Blues guitarist Chris Fitz and blues drummer Steve Peabody have been hosting their Sunday Funday blues jam at Brodies’s Seaport Café in Salem, Massachusetts for several years now. Last night’s jam showed what great things could happen when they invite superstar locals musicians. Guitar ace Ricky King Russell and journeyman bassist Bob Worthington joined Fitz and Peabody to rock the room for four hours.
The four went into the hard-charging blues of Albert Collin’s “Black Cat Bone” like nobody’s business, like their instruments were Harley’s at top speed. One could feel the rumbling pulse from the rhythm section while digging the notes and chords being churned out by Fitz and Russell. The four made a Junior Reid song mosey along with a solid rhythmic walk, RKR drawling out the lyrics as only he can, with the spirit of a young man who just learned about rock and roll. Fitz’s phrasing here was a greasy, crunching lead line that was just dripping with blues gravy.
Another slow boiler heartbreaker found tension mounting with every chord RKR knocked out of his axe. And boy, could Russell make you feel what the song was about with his sly delivery. Briefly taking over the lead guitar duties, Russell delivered something fierce, scorching. He owned the upper register and Fitz boosted him with a solid chord progression.

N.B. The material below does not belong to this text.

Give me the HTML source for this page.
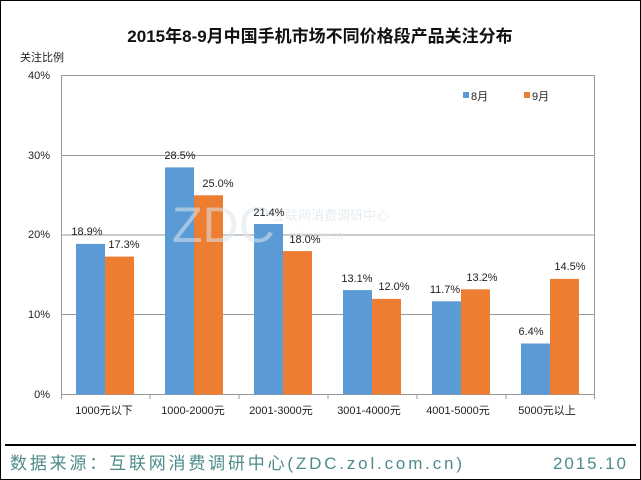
<!DOCTYPE html>
<html><head><meta charset="utf-8"><style>
body{margin:0;background:#fff}
svg{display:block}
text{font-family:"Liberation Sans","Noto Sans CJK SC",sans-serif}
</style></head><body>
<svg width="641" height="480" viewBox="0 0 641 480">
<rect x="0.5" y="0.5" width="640" height="479" fill="#fff" stroke="#000"/>
<text x="320" y="42" text-anchor="middle" font-size="17" font-weight="bold" font-family="Liberation Serif,Noto Serif CJK SC,serif" fill="#111">2015年8-9月中国手机市场不同价格段产品关注分布</text>
<text x="20" y="61" font-size="11" fill="#222">关注比例</text>
<g font-size="11" fill="#222" text-anchor="end">
<text x="50" y="79">40%</text><text x="50" y="159">30%</text><text x="50" y="238">20%</text><text x="50" y="318">10%</text><text x="50" y="398">0%</text>
</g>
<g stroke="#999" stroke-width="1">
<line x1="61" y1="155.5" x2="595" y2="155.5"/><line x1="61" y1="235" x2="595" y2="235"/><line x1="61" y1="314.5" x2="595" y2="314.5"/>
</g>
<rect x="61.5" y="75.5" width="533" height="319" fill="none" stroke="#999"/>
<g stroke="#999"><line x1="150" y1="394" x2="150" y2="399"/><line x1="239" y1="394" x2="239" y2="399"/><line x1="328" y1="394" x2="328" y2="399"/><line x1="417" y1="394" x2="417" y2="399"/><line x1="506" y1="394" x2="506" y2="399"/><line x1="61.5" y1="394" x2="61.5" y2="399"/><line x1="594.5" y1="394" x2="594.5" y2="399"/></g>
<g fill="#5b9bd5">
<rect x="76" y="243.9" width="29" height="150.6"/>
<rect x="165" y="167.4" width="29" height="227.1"/>
<rect x="254" y="224" width="29" height="170.5"/>
<rect x="343" y="290.1" width="29" height="104.4"/>
<rect x="432" y="301.3" width="29" height="93.2"/>
<rect x="521" y="343.5" width="29" height="51"/>
</g>
<g fill="#ed7d31">
<rect x="105" y="256.6" width="29" height="137.9"/>
<rect x="194" y="195.3" width="29" height="199.2"/>
<rect x="283" y="251.1" width="29" height="143.4"/>
<rect x="372" y="298.9" width="29" height="95.6"/>
<rect x="461" y="289.3" width="29" height="105.2"/>
<rect x="550" y="278.9" width="29" height="115.6"/>
</g>
<text x="172" y="242" font-size="50" font-family="Liberation Serif,serif" fill="#dde6ee" opacity="0.55">ZDC</text>
<text x="272" y="220" font-size="13" fill="#dde6ee" opacity="0.7">互联网消费调研中心</text>
<text x="290" y="239" font-size="11" fill="#dde6ee" opacity="0.7">zol.com.cn</text>
<g font-size="11" fill="#222" text-anchor="middle">
<text x="87" y="235">18.9%</text><text x="124" y="248">17.3%</text>
<text x="180" y="159">28.5%</text><text x="218" y="187">25.0%</text>
<text x="269" y="216">21.4%</text><text x="305" y="243">18.0%</text>
<text x="357" y="282">13.1%</text><text x="394" y="290">12.0%</text>
<text x="445" y="293">11.7%</text><text x="482" y="281">13.2%</text>
<text x="531" y="335">6.4%</text><text x="570" y="270">14.5%</text>
</g>
<rect x="463" y="92" width="6" height="6" fill="#5b9bd5"/><text x="471" y="100" font-size="11" fill="#222">8月</text>
<rect x="524" y="92" width="6" height="6" fill="#ed7d31"/><text x="532" y="100" font-size="11" fill="#222">9月</text>
<g font-size="11" fill="#222" text-anchor="middle">
<text x="104" y="414">1000元以下</text><text x="193" y="414">1000-2000元</text><text x="281" y="414">2001-3000元</text><text x="369" y="414">3001-4000元</text><text x="458" y="414">4001-5000元</text><text x="547" y="414">5000元以上</text>
</g>
<line x1="5" y1="445" x2="636" y2="445" stroke="#000" stroke-width="2"/>
<text x="10" y="469" font-size="17" fill="#4e8b8b" textLength="452" lengthAdjust="spacing">数据来源：互联网消费调研中心(ZDC.zol.com.cn)</text>
<text x="553" y="469" font-size="17" fill="#4e8b8b" textLength="73" lengthAdjust="spacing">2015.10</text>
</svg>
</body></html>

The four performed Buddy Guy’s “Let Me Love You, Baby,” giving Peabody a chance to play like a mad man, his frenetic pacing reminding more of a raving genius piano player than a blues drummer. He kept things moving at a brisk pace. RKR offered plenty of high pitched twang on a rockabilly standard before milking Sam Cooke’s “Bring It On Home” for all of the tenderness its worth.
The most fun the four had last night was when they played Bo Diddley’s “Who Do You Love.” Its bucking groove reminding of all sorts of physical actions. Worthington’s took a knobby joyride through the lower register with his hefty bass guitar solo. Segue into a Steve Peabody solo and the man was smacking out bumpy fun beats that reminded of jazz with his free from motions and changes. RKR paid out a screamy guitar line, one that felt at once possessed and strangely melodic.

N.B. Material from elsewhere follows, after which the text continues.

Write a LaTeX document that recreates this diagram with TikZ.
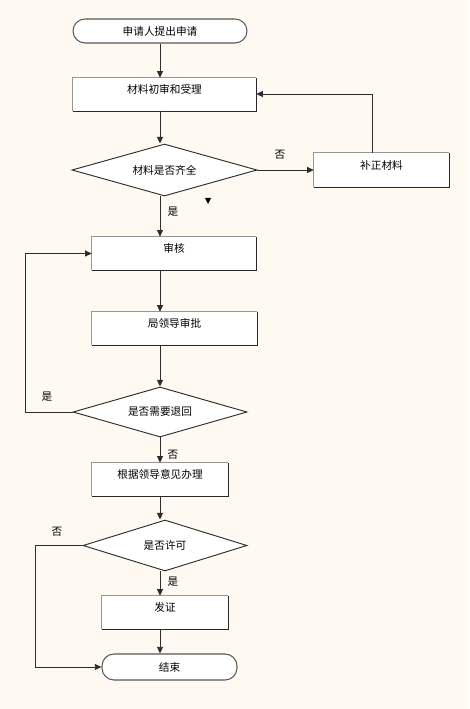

A little guitar work out near the end of the first set was built upon the tune “All Night Long.” Whether supporting the other with chords or whipping out a unison lead line, Fitz and Russell clearly enjoyed their merry musical exchange. The next set began with the four playing a blues version of Fitz’s song “Freedom.” They moved it like a shuffling beat number. The Fitz rasp coating it with soul, Russell accompanying it with another of his tasty, greasy lead guitar lines, his phrased rushing like a river, expressing joy and release. By this point, the four had been joined by harmonica man John Devine, a man who blew tufts of thick high notes that sailed sweetly, breezily over the groove.
Russell showcased more of his classy, elegant side with a self-restrained version of Muddy Water’s “Blow Wind Blow.” Before you knew it, Russell was unleashing a rushing rivulet of traveling notes during Howlin’ Wolf’s “Killing Floor.” Fitz got into the groove with the breezy “It’s All Living” then jumped into thumpier territory in which Russell’s smooth, flowing vocal work was gliding over a pulsating groove. Fitz directed a current of guitar energy. Harmonica man John Devine breezed into the tune with a jittery line that merrily hop scotched through the open spaces in the song.
The band lulled people onto the dance floor with the jumpy, uptempo “One Way Out.” Peabody took the song for a joy ride with his wild motion technique while jammer Kevin Willis played bass guitar. The players eventually closed out the night with some classic rock by The Who and other late 1960‘s artists, RKR’s personally narrated story of becoming a musician, and a birthday celebration for Brodies’ Owners. Married for 38 years, both have the same birthday.
Although Fitz and Peabody only had two guests show up to join them and their two features, they kept Brodie’s packed, rocking, and hoping for over four solid hours. Having Russell and Worthington there was a treat for the serious listeners in the room, and Brodie’s always attracts serious blues fans. They all seemed like very happy fans by the end of the evening.